MADONNA) // (CHILD

MADONNA) // (CHILD
So Strong; yet so calm: Mary's Choice.

Saturday, November 2, 2013

TRUTH BE GOD...UNIVERSAL ONE INSTEAD?

"The heart has reasons 
which 
reason knows not of."
~(Pascal)~



?    !    ?
TRUTH
BE
GOD...


UNIVERSAL
ONE
INSTEAD

?    !   ?

God is often conceived as the Supreme Being and principal object of faith.  In theism, God is the creator and sustainer of the universe. In deism, God is the creator (but not the sustainer) of the universe. In pantheism, God is the universe itself. Theologians have ascribed a variety of attributes to the many different conceptions of God. Common among these are omniscience (infinite knowledge), omnipotence (unlimited power), omnipresence (present everywhere), omnibenevolence (perfect goodness), divine simplicity, and eternal and necessary existence. Monotheism is the belief in the existence of one God or in the oneness of God. God has also been conceived as being incorporeal (immaterial), a personal being, the source of all moral obligation, and the "greatest conceivable existent".

Émile Durkheim was one of the earliest to suggest that gods represent an extension of human social life to include supernatural beings. In line with this reasoning, psychologist Matt Rossano contends that when humans began living in larger groups, they may have created gods as a means of enforcing morality. In small groups, morality can be enforced by social forces such as gossip or reputation. However, it is much harder to enforce morality using social forces in much larger groups. Rossano indicates that by including ever-watchful gods and spirits, humans discovered an effective strategy for restraining selfishness and building more cooperative groups.

The last centuries of philosophy have seen vigorous questions regarding the arguments for God's existence raised by such philosophers as Immanuel Kant, David Hume and Antony Flew, although Kant held that the argument from morality was valid. The theist response has been either to contend, like Alvin Plantinga, that faith is "properly basic"; or to take, like Richard Swinburne, the evidentialist position. Some theists agree that none of the arguments for God's existence are compelling, but argue that faith is not a product of reason, but requires risk.
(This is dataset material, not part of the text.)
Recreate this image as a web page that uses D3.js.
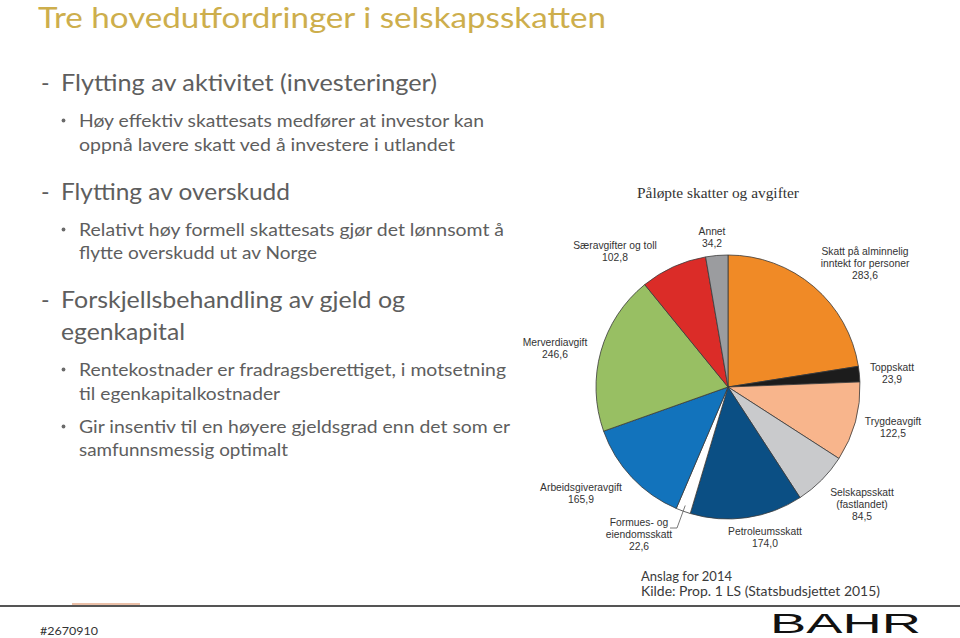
<!DOCTYPE html>
<html>
<head>
<meta charset="utf-8">
<script src="https://cdn.jsdelivr.net/npm/d3@7"></script>
<style>
  html, body { margin: 0; padding: 0; background: #fff; }
  svg { display: block; }
</style>
</head>
<body>
<svg id="chart" width="960" height="638"></svg>
<script>
// ---------- data ----------
const categories = ["Skatt på alminnelig inntekt for personer", "Toppskatt", "Trygdeavgift",
  "Selskapsskatt (fastlandet)", "Petroleumsskatt", "Formues- og eiendomsskatt",
  "Arbeidsgiveravgift", "Merverdiavgift", "Særavgifter og toll", "Annet"];
const values = [283.6, 23.9, 122.5, 84.5, 174.0, 22.6, 165.9, 246.6, 102.8, 34.2];
const labelLines = [["Skatt på alminnelig", "inntekt for personer"], ["Toppskatt"], ["Trygdeavgift"],
  ["Selskapsskatt", "(fastlandet)"], ["Petroleumsskatt"], ["Formues- og", "eiendomsskatt"],
  ["Arbeidsgiveravgift"], ["Merverdiavgift"], ["Særavgifter og toll"], ["Annet"]];
const sliceColors = ["#F08A26", "#1C1C1C", "#F8B58C", "#C9CACC", "#0B4F84",
  "#FFFFFF", "#1273BC", "#98BF63", "#DB2C28", "#9B9C9F"];
// label anchors (centre x, first baseline y)
const labelPos = [[865, 255], [892, 371], [893, 425], [862, 496], [765, 535],
  [639, 526], [581, 491], [555, 346], [615, 249], [712, 235]];

const titleText = "Tre hovedutfordringer i selskapsskatten";
const chartTitle = "Påløpte skatter og avgifter";
const bodyItems = [
  {type: "dash", lines: ["Flytting av aktivitet (investeringer)"], y: [91], w: [376]},
  {type: "bullet", lines: ["Høy effektiv skattesats medfører at investor kan", "oppnå lavere skatt ved å investere i utlandet"], y: [127, 151], w: [405, 376]},
  {type: "dash", lines: ["Flytting av overskudd"], y: [200], w: [229]},
  {type: "bullet", lines: ["Relativt høy formell skattesats gjør det lønnsomt å", "flytte overskudd ut av Norge"], y: [236, 259], w: [425, 238]},
  {type: "dash", lines: ["Forskjellsbehandling av gjeld og", "egenkapital"], y: [308, 340], w: [344, 124]},
  {type: "bullet", lines: ["Rentekostnader er fradragsberettiget, i motsetning", "til egenkapitalkostnader"], y: [376, 400], w: [427, 201]},
  {type: "bullet", lines: ["Gir insentiv til en høyere gjeldsgrad enn det som er", "samfunnsmessig optimalt"], y: [433, 456], w: [431, 209]}
];
const noteLines = ["Anslag for 2014", "Kilde: Prop. 1 LS (Statsbudsjettet 2015)"];
const docId = "#2670910";

// ---------- drawing ----------
const svg = d3.select("#chart");
svg.append("rect").attr("width", 960).attr("height", 638).attr("fill", "#fff");

const slideFont = "Lato, 'Open Sans', sans-serif";
const bodyColor = "#5e5e5e";

svg.append("text")
  .attr("x", 38).attr("y", 28)
  .attr("font-family", slideFont).attr("font-size", 29)
  .attr("fill", "#CDAE4C")
  .attr("textLength", 568).attr("lengthAdjust", "spacingAndGlyphs")
  .text(titleText);

bodyItems.forEach(item => {
  const isDash = item.type === "dash";
  const tx = isDash ? 61 : 79;
  const fs = isDash ? 23 : 16.5;
  if (isDash) {
    svg.append("text").attr("x", 41).attr("y", item.y[0])
      .attr("font-family", slideFont).attr("font-size", fs).attr("fill", bodyColor).text("-");
  } else {
    svg.append("circle").attr("cx", 63.5).attr("cy", item.y[0] - 6.5).attr("r", 1.9)
      .attr("fill", "#6a6a6a");
  }
  item.lines.forEach((ln, i) => {
    svg.append("text").attr("x", tx).attr("y", item.y[i])
      .attr("font-family", slideFont).attr("font-size", fs)
      .attr("fill", bodyColor)
      .attr("textLength", item.w[i]).attr("lengthAdjust", "spacingAndGlyphs")
      .text(ln);
  });
});

// chart title
svg.append("text").attr("x", 637).attr("y", 198)
  .attr("font-family", "'Liberation Serif', 'DejaVu Serif', serif")
  .attr("font-size", 15).attr("fill", "#333")
  .attr("textLength", 162).attr("lengthAdjust", "spacingAndGlyphs")
  .text(chartTitle);

// pie
const cx = 728, cy = 387, R = 132;
const pie = d3.pie().sort(null).value(d => d).startAngle(0).endAngle(2 * Math.PI);
const arc = d3.arc().innerRadius(0).outerRadius(R);
const arcs = pie(values);
const g = svg.append("g").attr("transform", `translate(${cx},${cy})`);
g.selectAll("path").data(arcs).enter().append("path")
  .attr("d", arc)
  .attr("fill", (d, i) => sliceColors[i])
  .attr("stroke", "#3a3a3a").attr("stroke-width", 0.8)
  .attr("stroke-linejoin", "round");

// labels
const fmt = v => d3.format(".1f")(v).replace(".", ",");
const lblFont = "'Liberation Sans', Arial, sans-serif";
values.forEach((v, i) => {
  const [lx, ly] = labelPos[i];
  const lines = labelLines[i].concat([fmt(v)]);
  lines.forEach((ln, j) => {
    svg.append("text").attr("x", lx).attr("y", ly + j * 12.2)
      .attr("text-anchor", "middle")
      .attr("font-family", lblFont).attr("font-size", 10.3)
      .attr("fill", "#333")
      .text(ln);
  });
});

// leader line for the small white slice
const wi = 5;
const wc = d3.arc().innerRadius(R - 6).outerRadius(R - 6).centroid(arcs[wi]);
svg.append("polyline")
  .attr("points", `670,528 677,528 ${cx + wc[0]},${cy + wc[1]}`)
  .attr("fill", "none").attr("stroke", "#555").attr("stroke-width", 0.8);

// notes
noteLines.forEach((t, i) => {
  svg.append("text").attr("x", 641).attr("y", 581 + i * 15)
    .attr("font-family", slideFont).attr("font-size", 12.5).attr("fill", "#3a3a3a")
    .attr("textLength", i === 0 ? 91 : 239).attr("lengthAdjust", "spacingAndGlyphs")
    .text(t);
});

// footer rule
svg.append("line").attr("x1", 0).attr("x2", 960).attr("y1", 606).attr("y2", 606)
  .attr("stroke", "#555").attr("stroke-width", 2);
svg.append("rect").attr("x", 72).attr("y", 603).attr("width", 68).attr("height", 2)
  .attr("fill", "#EBC0A8");

svg.append("text").attr("x", 40).attr("y", 635)
  .attr("font-family", slideFont).attr("font-size", 11).attr("fill", "#333")
  .attr("textLength", 58).attr("lengthAdjust", "spacingAndGlyphs")
  .text(docId);

// logo
svg.append("text").attr("x", 770).attr("y", 633)
  .attr("font-family", "'Liberation Sans', sans-serif").attr("font-size", 27)
  .attr("fill", "#111")
  .attr("textLength", 151).attr("lengthAdjust", "spacingAndGlyphs")
  .text("BAHR");
</script>
</body>
</html>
There would be no risk, they say, if the arguments for God's existence were as solid as the laws of logic, a position summed up by Pascal as: "The heart has reasons which reason knows not of."


***


"Shake off all the fears of servile prejudices, under which weak minds are servilely crouched. Fix reason firmly in her seat, and call on her tribunal for every fact, every opinion. Question with boldness even the existence of a God; because, if there be one, he must more approve of the homage of reason than that of blindfolded fear. "
~(Thomas Jefferson)~


***

Read an article recently about a woman who had decided that children never really grow up until their parents die.

So,
twenty years in advance, this woman told her daughter that she was going to do everything that is the conventional thinking for living a healthy life (good nutrition, exercise, regular physical exams, etc.);
but,
at the age of seventy,
she was going to die so her daughter could finish growing up.

For twenty years, this daughter had to live in anticipation of this event.  After her mother died, (article didn't say how the mother died, but seemed to imply maybe more of a coincidence), this daughter eventually wrote a book about this relationship with her mother.  Was not able finding the article I read reviewing this book or even the book itself enabling me to post a link.

Anyway,
inspired by this article, 
I thought about us all supposedly being God's children.

The question then needing to be ask becomes:


Isn't it possible that humanity's resistance letting go of God, allowing God to die...
maybe just humanity refusing to grow up?